¿Qué tal, Carlitos"
El Banesto descubrió en Jaca la debilidad de LeMond y la fuerza de Induráin
Son muchos los detalles de una carrera que quedan archivados por la voracidad con que se consumen kilómetros. Hace algo más de 24 horas, LeMond era el favorito indiscutible, Induráin un perfecto enigma y el Banesto un equipo todopoderoso. El cambio llegó con el ataque masivo de Induráin. Para entonces, más de media España clamaba contra los Banesto y su inmovilismo, cuando ellos sabían que el hombre fuerte era Induráin y apostaban a que LeMond caería. Las presunciones descansaban en pequeños detalles, como una frase de Induráin: "¿Qué tal, Carlitos?"
Detalles que permiten adivinar si 12 etapas llanas recorridas a gran velocidad van a pasar o no factura a determinados corredores, tarea que no es fácil porque no hay instrumentos de medida para calibrar estado de forma, mentalidad y disposición al sufrimiento de cada protagonista. Llegando a Jaca, sorteando la polémica, Echávarri se metió en la cama el jueves seguro de que Induráin era su hombre y Delgado atravesaría un bache, pero convencido de que LeMond estaba en una posición aparentemente más débil. Dos situaciones bien diferentes le condujeron a semejante conclusión.Por ejemplo, el jueves hubo mucho intercambio de palabras entre los directores del Z y del Banesto y entre Delgado y LeMond. El americano socilitaba cooperación para reducir la escapada de Leblanc, Mottet y Hampsten. Banesto accedió a ello y puso en cabeza a tres corredores (Rondón, Philipot y Bernard) de los cinco que disponía (quedaban Delgado e Induráin). LeMond había perdido a Cornillet y Duclos Lasalle; estaba solo. "Yo he puesto tres, vosotros poner uno", decía Echávarri. Y ese uno sólo podía ser LeMond, que se resistía a ello si no trabajaban Delgado e Induráin. No hubo acuerdo, pero LeMond tuvo que trabajar. Echávarri estaba convencido de que llegaba a Louron tras sufrir más desgaste que otros años.
Unos cuantos kilómetros antes, en una de las escasas acciones de refriega que vivió aquella jornada aparentemente inocua, LeMond empujaba de un grupo en el que no viajaban ni Delgado ni Bugno, retrasados a consecuencia de sendas caídas. El segundo del Banesto, Eusebio Unzúe, pudo observar cómo esos corredores llevaban el rostro crispado por el cansancio y adelantaban a su vehículo. Detrás de ellos iba Induráin, poco menos que silbando.

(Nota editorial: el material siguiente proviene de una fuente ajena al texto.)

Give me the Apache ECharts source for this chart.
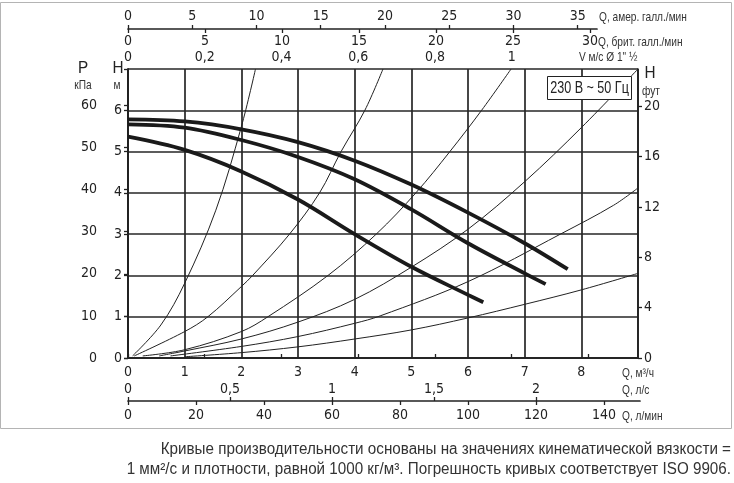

LeMond, enrojecido su rostro, sudoroso, apretaba los dientes, agachaba la cabeza. Diríase que echaba el resto. Induráin, casi a su rueda, destilaba la tranquilidad de un ciclista dominguero. "¿Qué tal, Carlitos?", dijo al adelantar el coche de Banesto (por el mecánico que viajaba en el asiento trasero). Induráin silbaba en bicicleta y LeMond refunfuñaba. Uno trabajaba y el otro disfrutaba. Unzúe reparó en esta anécdota el jueves. No les quedaba ninguna duda a los Banesto: Induráin estaba como una moto.

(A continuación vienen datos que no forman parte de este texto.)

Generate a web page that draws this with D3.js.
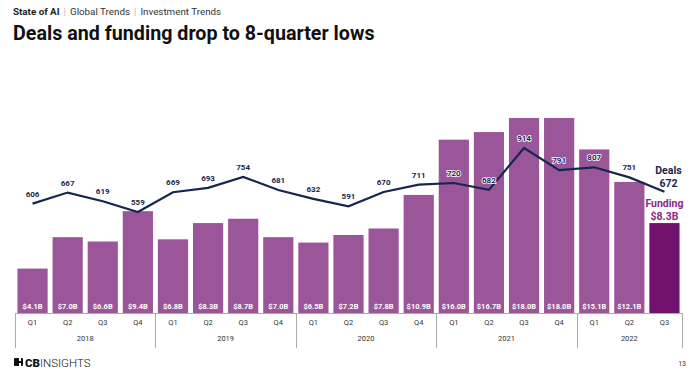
<!DOCTYPE html>
<html>
<head>
<meta charset="utf-8">
<script src="https://cdn.jsdelivr.net/npm/d3@7"></script>
<style>
  body { margin: 0; background: #fff; }
  svg { display: block; font-family: Roboto, "Open Sans", sans-serif; }
</style>
</head>
<body>
<div id="chart"></div>
<script>
// data
const years = ["2018", "2019", "2020", "2021", "2022"];
const quarters = ["Q1", "Q2", "Q3", "Q4", "Q1", "Q2", "Q3", "Q4", "Q1", "Q2", "Q3", "Q4",
  "Q1", "Q2", "Q3", "Q4", "Q1", "Q2", "Q3"];
const quarterYears = ["2018", "2018", "2018", "2018", "2019", "2019", "2019", "2019",
  "2020", "2020", "2020", "2020", "2021", "2021", "2021", "2021", "2022", "2022", "2022"];
const funding = [4.1, 7.0, 6.6, 9.4, 6.8, 8.3, 8.7, 7.0, 6.5, 7.2, 7.8, 10.9,
  16.0, 16.7, 18.0, 18.0, 15.1, 12.1, 8.3];
const deals = [606, 667, 619, 559, 669, 693, 754, 681, 632, 591, 670, 711,
  720, 682, 914, 791, 807, 751, 672];

const width = 700, height = 375;
const navy = "#17264d", purple = "#9b5599", darkPurple = "#72126f";

const svg = d3.select("#chart").append("svg")
  .attr("width", width)
  .attr("height", height);

// header
const head = svg.append("text").attr("x", 13).attr("y", 15).attr("font-size", 9.8).attr("fill", "#222");
head.append("tspan").attr("font-weight", "bold").text("State of AI");
head.append("tspan").attr("fill", "#bbb").attr("dx", 4).text("|");
head.append("tspan").attr("dx", 4).attr("fill", "#333").text("Global Trends");
head.append("tspan").attr("fill", "#bbb").attr("dx", 4).text("|");
head.append("tspan").attr("dx", 4).attr("fill", "#333").text("Investment Trends");

svg.append("text")
  .attr("x", 13).attr("y", 40)
  .attr("font-size", 19.7).attr("font-weight", "bold").attr("fill", "#111")
  .text("Deals and funding drop to 8-quarter lows");

// scales
const idx = d3.range(funding.length);
const x = d3.scaleBand().domain(idx).range([15, 682]).paddingInner(0.14).paddingOuter(0.07);
const yBar = d3.scaleLinear().domain([0, 18]).range([313, 118]);
const yDeal = d3.scaleLinear().domain([0, 1080]).range([313, 118]);
const last = funding.length - 1;

// bars
svg.append("g").selectAll("rect").data(idx).join("rect")
  .attr("x", i => x(i))
  .attr("width", x.bandwidth())
  .attr("y", i => yBar(funding[i]))
  .attr("height", i => yBar(0) - yBar(funding[i]))
  .attr("fill", i => i === last ? darkPurple : purple);

svg.append("g").selectAll("text").data(idx.slice(0, last)).join("text")
  .attr("x", i => x(i) + x.bandwidth() / 2)
  .attr("y", 308.5)
  .attr("text-anchor", "middle")
  .attr("font-size", 7.5).attr("font-weight", "bold").attr("fill", "#fff")
  .text(i => "$" + funding[i].toFixed(1) + "B");

// deals line
const line = d3.line()
  .x(i => x(i) + x.bandwidth() / 2)
  .y(i => yDeal(deals[i]));

svg.append("path")
  .datum(idx)
  .attr("d", line)
  .attr("fill", "none")
  .attr("stroke", navy)
  .attr("stroke-width", 2.2);

svg.append("g").selectAll("text").data(idx.slice(0, last)).join("text")
  .attr("x", i => x(i) + x.bandwidth() / 2)
  .attr("y", i => yDeal(deals[i]) - 7)
  .attr("text-anchor", "middle")
  .attr("font-size", 8).attr("font-weight", "bold")
  .attr("fill", navy)
  .attr("stroke", "#fff").attr("stroke-width", 1.6).attr("paint-order", "stroke")
  .text(i => deals[i]);

// end annotations
const ax = x(last) + x.bandwidth() / 2;
const ann = svg.append("g").attr("text-anchor", "middle").attr("font-weight", "bold").attr("font-size", 10.5);
ann.append("text").attr("x", ax + 4).attr("y", 174).attr("fill", navy).text("Deals");
ann.append("text").attr("x", ax + 4).attr("y", 187).attr("fill", navy).text(deals[last]);
ann.append("text").attr("x", ax).attr("y", 207).attr("fill", "#8a2a88").text("Funding");
ann.append("text").attr("x", ax).attr("y", 220).attr("fill", "#8a2a88").text("$" + funding[last].toFixed(1) + "B");

// category axis: quarters + years
const axisG = svg.append("g");
axisG.append("line")
  .attr("x1", x.range()[0]).attr("x2", x.range()[1])
  .attr("y1", 313.5).attr("y2", 313.5)
  .attr("stroke", "#aaa");

axisG.selectAll(".q").data(idx).join("text")
  .attr("x", i => x(i) + x.bandwidth() / 2)
  .attr("y", 325)
  .attr("text-anchor", "middle")
  .attr("font-size", 7.5).attr("fill", "#333")
  .text(i => quarters[i]);

const step = x.step();
const yearSpan = years.map(yr => {
  const first = quarterYears.indexOf(yr);
  const lastQ = quarterYears.lastIndexOf(yr);
  return { yr, x0: x.range()[0] + first * step, x1: x.range()[0] + (lastQ + 1) * step };
});
yearSpan[yearSpan.length - 1].x1 = x.range()[1];

axisG.selectAll(".sep").data([x.range()[0], ...yearSpan.map(d => d.x1)]).join("line")
  .attr("x1", d => Math.round(d) + 0.5).attr("x2", d => Math.round(d) + 0.5)
  .attr("y1", 313).attr("y2", 348)
  .attr("stroke", "#aaa");

axisG.selectAll(".yr").data(yearSpan).join("text")
  .attr("x", d => (d.x0 + d.x1) / 2)
  .attr("y", 341)
  .attr("text-anchor", "middle")
  .attr("font-size", 7.5).attr("fill", "#333")
  .text(d => d.yr);

// footer logo + page number
const logo = svg.append("g").attr("transform", "translate(14,358)");
logo.append("path")
  .attr("d", "M1,0 H5 V3 H7 V0 H8 Q9,0 9,1 V7 Q9,8 8,8 H7 V5 H5 V8 H1 Q0,8 0,7 V1 Q0,0 1,0 Z")
  .attr("fill", "#111");
const lt = logo.append("text").attr("x", 11).attr("y", 8.5).attr("font-size", 11.5).attr("fill", "#111");
lt.append("tspan").attr("font-weight", "900").text("CB");
lt.append("tspan").attr("font-weight", "300").text("INSIGHTS");

svg.append("text")
  .attr("x", 686).attr("y", 366)
  .attr("text-anchor", "end")
  .attr("font-size", 7).attr("fill", "#333")
  .text("13");
</script>
</body>
</html>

Y como una moto estaba. Cuando atacó en el descenso del Tourmalet, nadie dudó. Sólo varió el programa cuando Chiapucci se desembarazó de LeMond y se le recomendó a Induráin esperarle; era un gran companero de viaje. Los pequeños detalles, como sucede tantas veces, habían anticipado los acontecimientos. LeMond crispado; Induráin silbando. ¿Acaso no era una prueba irrefutable?